Monitoring and shallow analysis of this sort is helpful in early-warning and fast-reaction situations, but it suffers significant limitations. Monitoring and shallow analysis do not provide deep understanding of root causes behind issues or trends. Sometimes, they seem little better than divination, than reading tea leaves. And by pulling only from published, on-line sources, monitoring provides only a limited view of critical topics. Think how much more useful an on-line review or a survey would be if views expressed could be matched with data from actual transactions or interactions – an individual’s hotel stay, purchase, service call, or warranty claim – or with demographic or market-segmentation data that classifies the reviewer or respondent by home-community median income or number of times eating out in the average month.
For this level of understanding, it helps to couple and integrate sentiment analysis with other forms of BI and analytics. The combination of methods provides lift for analyses: results that are more accurate and more usable than results delivered by any one method alone.

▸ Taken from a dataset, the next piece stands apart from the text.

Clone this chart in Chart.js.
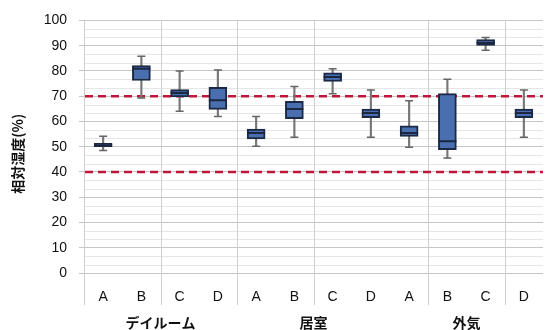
<!DOCTYPE html>
<html lang="ja">
<head>
<meta charset="utf-8">
<title>相対湿度</title>
<script src="https://cdn.jsdelivr.net/npm/chart.js@4/dist/chart.umd.min.js"></script>
<style>
  html, body { margin: 0; padding: 0; background: #fff; }
  #wrap { width: 554px; height: 330px; }
</style>
</head>
<body>
<div id="wrap"><canvas id="rh-chart" width="554" height="330"></canvas></div>
<script>
'use strict';

// 測定場所ごとの相対湿度 (%) : 箱ひげ図
var categories = ['A', 'B', 'C', 'D', 'A', 'B', 'C', 'D', 'A', 'B', 'C', 'D'];
var groups = ['デイルーム', '居室', '外気'];
var groupSize = 4;

var whiskerLow  = [48.5, 69.3, 64.0, 62.0, 50.2, 53.7, 71.0, 53.7, 49.8, 45.5, 88.2, 53.7];
var q1          = [50.0, 76.2, 69.7, 64.8, 53.1, 61.1, 75.8, 61.5, 54.1, 48.8, 90.1, 61.5];
var median      = [50.6, 80.9, 71.3, 68.4, 55.4, 64.9, 77.6, 63.3, 55.4, 52.2, 91.1, 63.3];
var q3          = [51.3, 82.1, 72.6, 73.5, 57.0, 68.0, 79.2, 64.9, 58.3, 71.0, 92.4, 64.9];
var whiskerHigh = [54.1, 85.8, 80.0, 80.4, 62.0, 73.8, 80.9, 72.4, 68.2, 76.7, 93.2, 72.4];

// 推奨範囲 (上限・下限)
var limits = [70, 40];

var yTicks = [0, 10, 20, 30, 40, 50, 60, 70, 80, 90, 100];

var boxRanges = q1.map(function(v, i) { return [v, q3[i]]; });
var whiskerRanges = whiskerLow.map(function(v, i) { return [v, whiskerHigh[i]]; });

var latin = "'Liberation Sans', Arial, sans-serif";
var cjk = "'Noto Sans CJK JP', 'Noto Sans', sans-serif";

// 補助線・区切り線・基準線・グループ名
var decorations = {
  id: 'decorations',
  beforeDatasetsDraw: function(chart) {
    var ctx = chart.ctx;
    var area = chart.chartArea;
    var x = chart.scales.x;
    var y = chart.scales.y;

    ctx.save();
    // 細かい目盛線 (10 の 1/3 ごと)
    ctx.strokeStyle = '#e6e6e6';
    ctx.lineWidth = 1;
    for (var k = 1; k < 30; k++) {
      if (k % 3 === 0) continue;
      var py = Math.round(y.getPixelForValue(k * 10 / 3)) + 0.5;
      ctx.beginPath();
      ctx.moveTo(area.left, py);
      ctx.lineTo(area.right, py);
      ctx.stroke();
    }

    // 縦の区切り線 (ラベル欄まで延ばす)
    var splits = [2, 4, 6, 9, 11];
    ctx.strokeStyle = '#cfcfcf';
    var left = Math.round(area.left) + 0.5;
    ctx.beginPath();
    ctx.moveTo(left, area.top);
    ctx.lineTo(left, 305);
    ctx.stroke();
    splits.forEach(function(i) {
      var px = Math.round((x.getPixelForValue(i - 1) + x.getPixelForValue(i)) / 2) + 0.5;
      ctx.beginPath();
      ctx.moveTo(px, area.top);
      ctx.lineTo(px, 305);
      ctx.stroke();
    });

    // 上限・下限の破線
    ctx.strokeStyle = '#c0163a';
    ctx.lineWidth = 2.5;
    ctx.setLineDash([8, 5]);
    limits.forEach(function(v) {
      var py = y.getPixelForValue(v);
      ctx.beginPath();
      ctx.moveTo(area.left + 1, py);
      ctx.lineTo(area.right, py);
      ctx.stroke();
    });
    ctx.restore();
  },
  afterDraw: function(chart) {
    var ctx = chart.ctx;
    var x = chart.scales.x;
    var y = chart.scales.y;

    ctx.save();
    ctx.fillStyle = '#111';
    ctx.font = 'bold 14px ' + cjk;
    ctx.textAlign = 'center';
    ctx.textBaseline = 'middle';
    groups.forEach(function(g, gi) {
      var a = x.getPixelForValue(gi * groupSize + 1);
      var b = x.getPixelForValue(gi * groupSize + 2);
      ctx.fillText(g, (a + b) / 2, 323);
    });

    // 縦軸タイトル
    ctx.translate(18, (y.top + y.bottom) / 2 + 7);
    ctx.rotate(-Math.PI / 2);
    ctx.fillText('相対湿度(%)', 0, 0);
    ctx.restore();
  }
};

var rhChart = new Chart(document.getElementById('rh-chart'), {
  type: 'bar',
  data: {
    labels: categories,
    datasets: [{
      label: '中央値',
      type: 'line',
      data: median,
      showLine: false,
      pointStyle: 'line',
      pointRadius: 9,
      pointBorderWidth: 2,
      pointBorderColor: '#1b2640',
      order: 0
    }, {
      label: '四分位範囲',
      data: boxRanges,
      grouped: false,
      barThickness: 18,
      backgroundColor: '#4a6fb0',
      borderColor: '#1c2945',
      borderWidth: 2,
      borderSkipped: false,
      order: 1
    }, {
      label: '最大',
      type: 'line',
      data: whiskerHigh,
      showLine: false,
      pointStyle: 'line',
      pointRadius: 4,
      pointBorderWidth: 1.5,
      pointBorderColor: '#666',
      order: 2
    }, {
      label: '最小',
      type: 'line',
      data: whiskerLow,
      showLine: false,
      pointStyle: 'line',
      pointRadius: 4,
      pointBorderWidth: 1.5,
      pointBorderColor: '#666',
      order: 2
    }, {
      label: 'ひげ',
      data: whiskerRanges,
      grouped: false,
      barThickness: 1.5,
      backgroundColor: '#777',
      borderWidth: 0,
      order: 3
    }]
  },
  options: {
    responsive: false,
    animation: false,
    layout: { padding: { top: 19, right: 0, bottom: 0, left: 0 } },
    plugins: {
      legend: { display: false },
      tooltip: { enabled: false }
    },
    scales: {
      x: {
        type: 'category',
        offset: true,
        grid: { display: false, drawTicks: false },
        border: { display: false },
        ticks: {
          padding: 16,
          color: '#111',
          font: { family: latin, size: 14 }
        },
        afterFit: function(scale) { scale.height = 57; }
      },
      y: {
        min: 0,
        max: 100,
        afterBuildTicks: function(scale) {
          scale.ticks = yTicks.map(function(v) { return { value: v }; });
        },
        grid: { color: '#c6c6c6', tickLength: 5, tickColor: '#c6c6c6' },
        border: { display: false },
        ticks: {
          padding: 12,
          color: '#111',
          font: { family: latin, size: 14 }
        },
        afterFit: function(scale) { scale.width = 84; }
      }
    }
  },
  plugins: [decorations]
});
</script>
</body>
</html>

Sentiment analysis can yield deep insights into customer and market views. It applies text analytics to allow analysts to see beyond transactions to the root causes behind customer perceptions and satisfaction, to the motivations behind purchases and other behaviors. It is an important tool for understanding customer and market needs, however and wherever they are expressed. It can benefit any organization concerned with reputation, customer satisfaction, product and service quality, responsiveness, and the like, issues that are central to competitiveness and profitability.